HIERBA

LA PROMISCUIDAD LABORAL

Yo tenía unos jardineros a los que, para ser perfectos, sólo les faltaba ser enterradores. Se llamaban Rosa y Jacinto. Cortaban la hierba de este lugar: una tierra arada desde hace tantos siglos que jamás hubo manera de alisar los surcos milenarios donde creció el maíz y el lino, por los que subían y bajaban Rosa y Jacinto con el cortacésped atravesando la infinita yerba, lo que les daba un aire un poco marinero.

Vine aquí con tantas ganas de vida silvestre que al principio me juré que la yerba sería heno, donde pudieran desaparecer los pájaros como los peces entre las algas. Y así fue la primera primavera. La yerba espigó, llenándose de flores, y todo el horizonte de unos pájaros que no serían más grandes que un jilguero, de cabeza negra y cuerpo pardo y algo de blanco en el cuello, llamados tarabillas por hacer el ruido de una mujer parlanchina, o de la cítola de los molinos, esa tablita que avisa a los molineros haciendo un ruido parecido al canto que emite este pájaro posado en la rama más débil.

No quiere la tarabilla esos insectos de saldo, rotos, de la hierba cortada, sino el insecto vivo y volandero que busca el néctar de las flores recién nacidas, y en los brazos del aire deja correr el tiempo, hasta un minuto, antes de lanzarse sobre la pieza, siempre con el sol de frente, para que su sombra no lo delate. Y así todo es un cernir: la flor sobre el pasto, el insecto sobre la flor, el pájaro sobre el insecto, y el sol sobre el pájaro.

Hasta que llegó el verano. La hierba, cumplido su ciclo, se agostó, y cuando te despertabas, ya no sabías si estabas en tu casa o en algún lugar de Castilla. Primero, por no llegar a la raíz el rocío de la madrugada, que es el riego automático de este lugar; y segundo, por dejar que la hierba floreciera tanto, ya que la mata que florece se queda exhausta, agotada de verdes como si, en vez de florecer, hubiera parido la planta. No hubo más remedio: con guadaña o como fuera, había que segar la hierba.

Rosa y Jacinto trabajaban fuera, y yo dentro de esta galería. De vez en cuando, se cruzaban nuestras miradas: yo quería estar fuera, y ellos querían estar dentro. Cada uno a la suyo, cuatro veces por semana, yo escribía, y Rosa y Jacinto cortaban la hierba. Más de una vez me han dicho que por qué no escribo más, o en más sitios, y yo siempre he contestado: para mí es suficiente: escribo lo que se tarda en segar la hierba. Pero, al mismo tiempo, a todos los que venían de veraneo y me preguntaban ¿conoces a alguien que corte la hierba?, yo siempre les decía: Rosa y Jacinto, claro.
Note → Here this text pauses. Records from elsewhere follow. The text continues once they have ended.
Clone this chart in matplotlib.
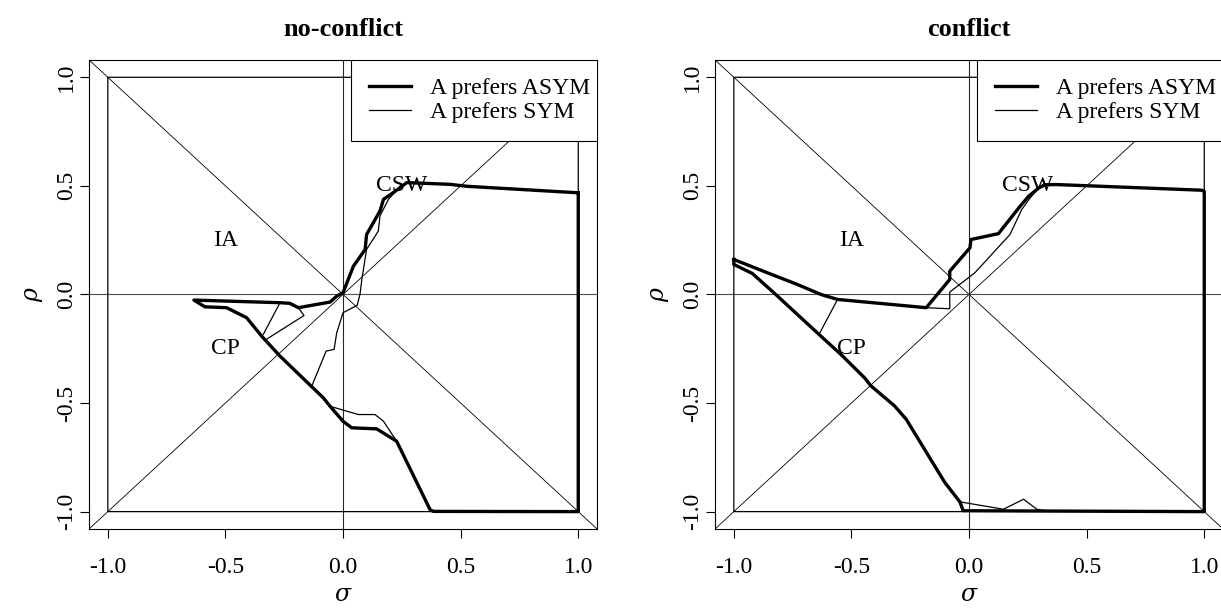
import numpy as np
import matplotlib
matplotlib.use("Agg")
import matplotlib.pyplot as plt

plt.rcParams['font.family'] = ['Liberation Serif', 'DejaVu Serif']
plt.rcParams['mathtext.fontset'] = 'dejavuserif'

nan = np.nan

# boundaries: sigma (x) and rho (y), NaN breaks segments
# --- no-conflict ---
nc_asym_x = [1.0, 1.0, 0.384, 0.37, 0.228, 0.143, 0.037, 0.0, -0.055, -0.084, -0.268,
             -0.346, -0.41, -0.495, -0.587, -0.634, -0.268, -0.226, -0.19, -0.055,
             -0.027, 0.0, 0.044, 0.094, 0.1, 0.157, 0.172, 0.214, 0.271, 0.455, 0.527, 1.0]
nc_asym_y = [0.468, -1.0, -0.999, -0.991, -0.676, -0.619, -0.614, -0.584, -0.515, -0.476, -0.284,
             -0.192, -0.107, -0.061, -0.057, -0.026, -0.038, -0.041, -0.061, -0.035,
             -0.008, 0.008, 0.13, 0.207, 0.276, 0.384, 0.438, 0.469, 0.515, 0.507, 0.498, 0.468]

nc_sym_x = [0.384, -1.0, -1.0, 1.0, 1.0, nan,
            -0.055, 0.065, 0.136, 0.172, 0.228, nan,
            -0.133, -0.072, -0.038, -0.027, 0.0, 0.06, 0.072, 0.08, 0.1, 0.15, 0.157, 0.193, 0.243, 0.271, nan,
            -0.268, -0.339, nan,
            -0.322, -0.166, -0.19]
nc_sym_y = [-1.0, -1.0, 1.0, 1.0, 0.468, nan,
            -0.515, -0.553, -0.553, -0.584, -0.676, nan,
            -0.422, -0.261, -0.253, -0.177, -0.084, -0.05, 0.0, 0.07, 0.207, 0.292, 0.361, 0.438, 0.499, 0.515, nan,
            -0.038, -0.184, nan,
            -0.204, -0.097, -0.061]

# --- conflict ---
c_asym_x = [-1.0, -0.858, -0.73, -0.63, -0.559, -0.182, -0.082, -0.082, 0.004, 0.008, 0.125,
            0.217, 0.253, 0.296, 0.322, 0.372, 0.988, 1.0, 1.0, -0.025, -0.039, -0.103,
            -0.267, -0.317, -0.417, -0.445, -0.545, -0.638, -0.83, -0.922, -1.0, -1.0]
c_asym_y = [0.161, 0.1, 0.046, 0.0, -0.023, -0.061, 0.069, 0.107, 0.215, 0.253, 0.28,
            0.406, 0.452, 0.49, 0.505, 0.506, 0.48, 0.475, -1.0, -0.996, -0.955, -0.866,
            -0.575, -0.513, -0.421, -0.383, -0.276, -0.184, 0.008, 0.097, 0.138, 0.161]

c_sym_x = [-1.0, -1.0, 1.0, 1.0, nan,
           -1.0, -1.0, -0.025, nan,
           -0.039, 0.146, 0.232, 0.288, 0.324, nan,
           -0.559, -0.638, nan,
           -0.182, -0.082, -0.082, 0.025, 0.174, 0.224, 0.26, 0.296]
c_sym_y = [0.161, 1.0, 1.0, 0.475, nan,
           0.138, -1.0, -1.0, nan,
           -0.955, -0.989, -0.943, -0.989, -0.996, nan,
           -0.023, -0.184, nan,
           -0.061, -0.066, 0.011, 0.1, 0.276, 0.391, 0.445, 0.49]

region_names = ['IA', 'CP', 'CSW']
region_x = [-0.5, -0.5, 0.25]
region_y = [0.25, -0.25, 0.5]

panels = [
    ('no-conflict', nc_asym_x, nc_asym_y, nc_sym_x, nc_sym_y),
    ('conflict', c_asym_x, c_asym_y, c_sym_x, c_sym_y),
]
ticks = [-1.0, -0.5, 0.0, 0.5, 1.0]
tick_labels = ['-1.0', '-0.5', '0.0', '0.5', '1.0']

fig = plt.figure(figsize=(12.21, 6.10), dpi=100)
lefts = [0.0729, 0.5856]

for left, (title, ax_, ay_, sx_, sy_) in zip(lefts, panels):
    ax = fig.add_axes([left, 0.1328, 0.4161, 0.769])
    ax.set_xlim(-1.08, 1.08)
    ax.set_ylim(-1.08, 1.08)

    ax.axline((0, 0), slope=1, color='black', lw=0.6, zorder=1)
    ax.axline((0, 0), slope=-1, color='black', lw=0.6, zorder=1)
    ax.axhline(0, color='0.3', lw=0.8, zorder=1)
    ax.axvline(0, color='0.15', lw=0.8, zorder=1)

    ax.plot(ax_, ay_, color='black', lw=2.4, solid_joinstyle='round', label='A prefers ASYM', zorder=3)
    ax.plot(sx_, sy_, color='black', lw=0.9, label='A prefers SYM', zorder=2)

    for name, tx, ty in zip(region_names, region_x, region_y):
        ax.text(tx, ty, name, fontsize=17, ha='center', va='center', zorder=4)

    ax.set_xticks(ticks)
    ax.set_xticklabels(tick_labels)
    ax.set_yticks(ticks)
    ax.set_yticklabels(tick_labels, rotation=90, va='center')
    ax.tick_params(axis='both', labelsize=17, length=6.5, width=0.8, direction='out')
    ax.tick_params(axis='x', pad=14)
    ax.tick_params(axis='y', pad=2)
    for sp in ax.spines.values():
        sp.set_linewidth(0.8)

    ax.set_xlabel(r'$\sigma$', fontsize=17, labelpad=5)
    ax.set_ylabel(r'$\rho$', fontsize=17, labelpad=8)
    ax.set_title(title, fontsize=19, fontweight='bold', pad=17)

    leg = ax.legend(loc='upper left', bbox_to_anchor=(0.516, 0.834, 0.55, 0.166),
                    mode='expand', borderaxespad=0, fancybox=False, framealpha=1,
                    edgecolor='black', fontsize=17, handlelength=1.8, handletextpad=0.8,
                    borderpad=0.75, labelspacing=0.12)
    leg.get_frame().set_linewidth(0.8)
    leg.set_zorder(5)
    for art in [leg.get_frame()] + leg.get_texts() + leg.get_lines():
        art.set_clip_box(ax.bbox)
        art.set_clip_on(True)

fig.savefig('out.png', dpi=100)
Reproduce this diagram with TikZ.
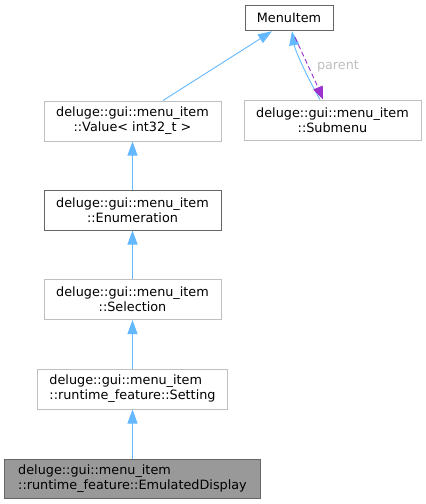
\documentclass[tikz,border=0pt]{standalone}
\usepackage{fontspec}
\setmainfont{DejaVu Sans}
\usetikzlibrary{arrows.meta,calc}
\definecolor{edgeblue}{HTML}{63B8FF}
\definecolor{edgepurple}{HTML}{9A32CD}
\definecolor{boxlight}{HTML}{BFBFBF}
\definecolor{boxdark}{HTML}{666666}
\definecolor{boxfill}{HTML}{999999}
\definecolor{labelgrey}{HTML}{BEBEBE}
\tikzset{
  cls/.style={draw=boxlight, line width=1pt, inner sep=0pt, minimum height=40pt,
    font=\fontsize{12.8}{15}\selectfont, align=center},
  clsdark/.style={cls, draw=boxdark},
  clsleft/.style={cls, align=left},
  clscur/.style={cls, draw=boxdark, fill=boxfill, align=left},
  inh/.style={draw=edgeblue, line width=0.9pt, -{Triangle[length=14pt,width=10pt]}},
  usage/.style={draw=edgepurple, line width=0.9pt, dash pattern=on 5pt off 3pt,
    -{Triangle[length=13pt,width=10pt]}},
  elabel/.style={text=labelgrey, font=\fontsize{12.8}{15}\selectfont, inner sep=0pt}
}
\begin{document}
\begin{tikzpicture}[x=1pt,y=-1pt]
\useasboundingbox (0,0) rectangle (426,504);
\node[clsdark, minimum width=88pt, minimum height=25.5pt] (menuitem) at (289,18) {MenuItem};
\node[cls, minimum width=177pt] (value) at (132.5,121) {deluge::gui::menu\_item\\::Value< int32\_t >};
\node[cls, minimum width=177pt] (submenu) at (332.5,120) {deluge::gui::menu\_item\\::Submenu};
\node[clsdark, minimum width=177pt] (enum) at (132.5,210) {deluge::gui::menu\_item\\::Enumeration};
\node[cls, minimum width=177pt] (selection) at (132.5,299.5) {deluge::gui::menu\_item\\::Selection};
\node[clsleft, minimum width=190pt] (setting) at (132.5,389) {deluge::gui::menu\_item\\::runtime\_feature::Setting};
\node[clscur, minimum width=256pt, minimum height=39pt] (emul) at (132.5,478.5) {deluge::gui::menu\_item\\::runtime\_feature::EmulatedDisplay};

\draw[inh] (value.north) ++(30.5,0) -- ($(menuitem.south)+(-17,0)$);
\draw[inh] (submenu.north) ++(-12.5,0) .. controls (306,75) and (295,50) .. ($(menuitem.south)+(3,0)$);
\draw[usage] ($(menuitem.south)+(6,6)$) .. controls (303,55) and (314,78) .. ($(submenu.north)+(-9.5,0)$);
\node[elabel] (parentlbl) at (338,66) {parent};
\draw[inh] (enum.north) -- (value.south);
\draw[inh] (selection.north) -- (enum.south);
\draw[inh] (setting.north) -- (selection.south);
\draw[inh] (emul.north) -- (setting.south);
\end{tikzpicture}
\end{document}
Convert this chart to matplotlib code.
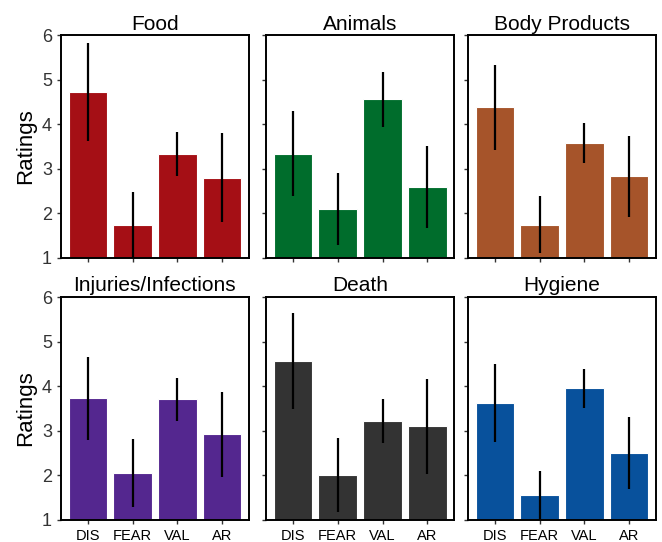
import numpy as np
import matplotlib.pyplot as plt

plt.rcParams['font.family'] = ['Liberation Sans', 'DejaVu Sans']

measures = ["DIS", "FEAR", "VAL", "AR"]
titles = ["Food", "Animals", "Body Products", "Injuries/Infections", "Death", "Hygiene"]
colors = ["#A50F15", "#006D2C", "#A6542A", "#54278F", "#333333", "#08519C"]

food = [4.73, 1.75, 3.34, 2.80]
food_err = [1.10, 0.74, 0.49, 1.00]
animals = [3.34, 2.10, 4.56, 2.60]
animals_err = [0.95, 0.81, 0.62, 0.92]
body = [4.38, 1.75, 3.58, 2.83]
body_err = [0.95, 0.64, 0.44, 0.91]
injuries = [3.73, 2.05, 3.70, 2.92]
injuries_err = [0.93, 0.76, 0.49, 0.95]
death = [4.56, 2.01, 3.21, 3.10]
death_err = [1.08, 0.83, 0.49, 1.07]
hygiene = [3.62, 1.55, 3.95, 2.49]
hygiene_err = [0.87, 0.54, 0.43, 0.81]

means = [food, animals, body, injuries, death, hygiene]
errs = [food_err, animals_err, body_err, injuries_err, death_err, hygiene_err]

fig = plt.figure(figsize=(6.62, 5.42), dpi=100)
lefts = [0.092, 0.402, 0.707]
bottoms = [0.524, 0.041]
w, h = 0.284, 0.411

x = np.arange(len(measures))
for i in range(6):
    r, c = divmod(i, 3)
    ax = fig.add_axes([lefts[c], bottoms[r], w, h])
    ax.bar(x, means[i], width=0.86, bottom=0, color=colors[i],
           edgecolor="white", linewidth=0.8)
    ax.errorbar(x, means[i], yerr=errs[i], fmt="none", ecolor="black",
                elinewidth=1.6, capsize=0)
    ax.set_xlim(-0.6, 3.6)
    ax.set_ylim(1, 6)
    ax.set_yticks([1, 2, 3, 4, 5, 6])
    ax.set_xticks(x)
    ax.set_title(titles[i], fontsize=15, pad=4)
    for s in ax.spines.values():
        s.set_linewidth(1.4)
        s.set_color("black")
    ax.tick_params(direction="out", length=3, width=1, colors="#333333",
                   labelsize=13)
    ax.tick_params(axis="x", labelsize=10.5, labelcolor="black")
    if r == 0:
        ax.set_xticklabels([])
    else:
        ax.set_xticklabels(measures)
    if c == 0:
        ax.set_ylabel("Ratings", fontsize=16, labelpad=4)
    else:
        ax.set_yticklabels([])

fig.savefig("out.png", dpi=100)
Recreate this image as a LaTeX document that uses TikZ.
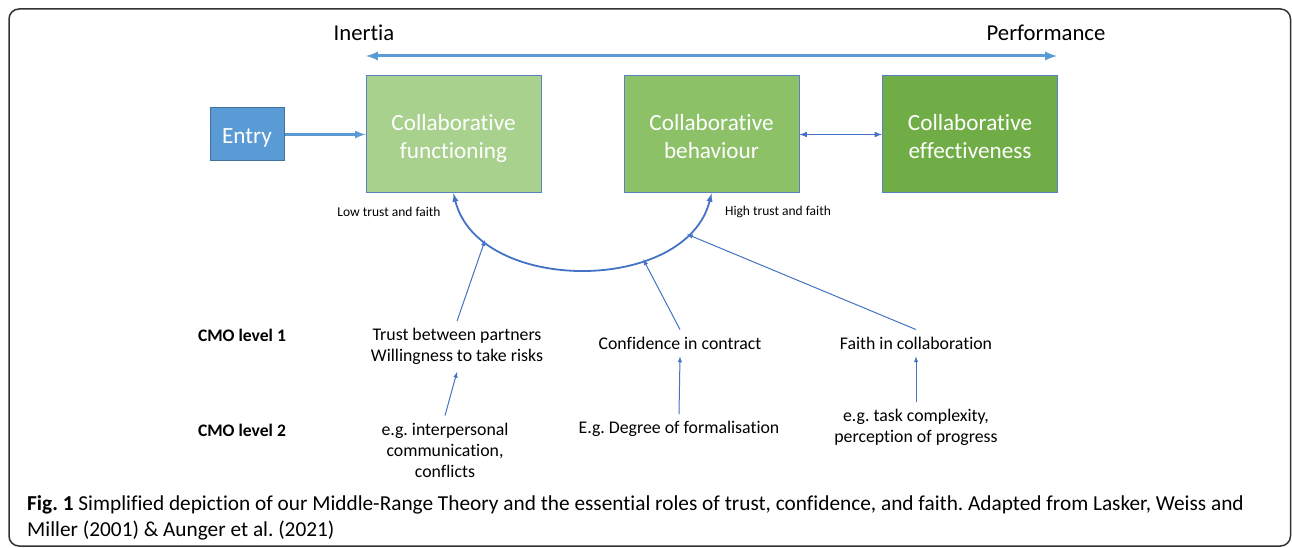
\documentclass[tikz,border=0pt]{standalone}
\usepackage{fontspec}
\setmainfont{Carlito}[Ligatures=NoCommon]
\usetikzlibrary{arrows,positioning,calc}
\definecolor{entryBlue}{HTML}{5B9BD5}
\definecolor{entryEdge}{HTML}{41719C}
\definecolor{lineBlue}{HTML}{4472C4}
\definecolor{boxEdge}{HTML}{5A82C2}
\definecolor{greenA}{HTML}{A9D18E}
\definecolor{greenB}{HTML}{8CC168}
\definecolor{greenC}{HTML}{70AD47}
\frenchspacing

\begin{document}
\begin{tikzpicture}
[
x=1pt,y=-1pt,
arr/.style={>=latex, shorten >=0pt, shorten <=0pt},
block/.style={draw=boxEdge,line width=1pt,text=white,align=center,inner sep=0pt,font=\fontsize{23.2}{28}\selectfont},
box/.style={block,minimum width=175pt,minimum height=117pt,text height=52.5pt,text depth=5pt},
entrybox/.style={block,fill=entryBlue,draw=entryEdge,minimum width=74pt,minimum height=53pt,text height=24pt,text depth=5pt},
axis/.style={font=\fontsize{22.7}{26}\selectfont},
small/.style={font=\fontsize{13.5}{16}\selectfont},
lvl/.style={font=\fontsize{17.6}{21}\selectfont\bfseries},
txt/.style={font=\fontsize{17.8}{21}\selectfont,align=center,inner sep=7pt},
thin/.style={arr,->,lineBlue,line width=1pt},
]
\useasboundingbox (0,0) rectangle (1292,548);
\draw[black!80,line width=1.5pt,rounded corners=10pt] (9,9) rectangle (1290.5,546);

% Nodes
\node[entrybox] (entry) at (247,134.5) {Entry};
\node[box,fill=greenA] (fun) at (453.5,134.5) {Collaborative\\functioning};
\node[box,fill=greenB] (beh) at (711.5,134.5) {Collaborative\\behaviour};
\node[box,fill=greenC] (eff) at (970,134.5) {Collaborative\\effectiveness};

\node[axis] (inertia) at (364,33) {Inertia};
\node[axis] (perf) at (1046,33) {Performance};
\coordinate (axL) at (366,56);
\coordinate (axR) at (1057,56);

\node[small] (low) at (389,212) {Low trust and faith};
\node[small] (high) at (778,212) {High trust and faith};

\node[lvl] (cmo1) at (242,335) {CMO level 1};
\node[lvl] (cmo2) at (242,430) {CMO level 2};

\node[txt] (trust) at (457,346.5) {Trust between partners\\Willingness to take risks};
\node[txt] (conf) at (680,343) {Confidence in contract};
\node[txt] (faith) at (916,343) {Faith in collaboration};

\node[txt] (inter) at (445,450) {e.g. interpersonal\\communication,\\conflicts};
\node[txt] (form) at (679,429) {E.g. Degree of formalisation};
\node[txt] (task) at (916,427.5) {e.g. task complexity,\\perception of progress};

\node[anchor=north west,align=left,inner sep=0pt,font=\fontsize{21.3}{26}\selectfont] (cap) at (27,495)
{\textbf{Fig. 1} Simplified depiction of our Middle-Range Theory and the essential roles of trust, confidence, and faith. Adapted from Lasker, Weiss and\\Miller (2001) \& Aunger et al. (2021)};

% Edges
\draw[arr,<->,entryBlue,line width=3pt] (axL) -- (axR);
\draw[arr,->,entryBlue,line width=2.5pt] (entry) -- (fun);
\draw[arr,<->,lineBlue,line width=1.5pt] (beh) -- (eff);
\draw[arr,<->,lineBlue,line width=1.8pt] (fun.south) .. controls +(25,101) and +(-25,101) .. (beh.south)
  coordinate[pos=0.19] (onL) coordinate[pos=0.68] (onM) coordinate[pos=0.84] (onR);
\draw[thin] (trust.north) -- (onL);
\draw[thin] (conf.north) -- (onM);
\draw[thin] (faith.north) -- (onR);
\draw[thin] (inter.north) -- (trust.south);
\draw[thin] (form.north) -- (conf.south);
\draw[thin] (task.north) -- (faith.south);

\end{tikzpicture}
\end{document}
Y ahora me encuentro que Rosa y Jacinto, después de tantos inviernos, han sucumbido a la ley de la oferta y la demanda, el mercado, esas cosas que la gente sigue como a una brújula que no se decide jamás a señalar el norte, para picar y aplicar el aquí y el allí y el ahora, la promiscuidad, a las cosas esenciales de la vida: la casa, el trabajo, la pareja, el campo, los jardines.

Me han dejado en primavera. Si ven que la semana que viene no escribo, no es que me haya ido, es que estoy fuera, cortando la hierba.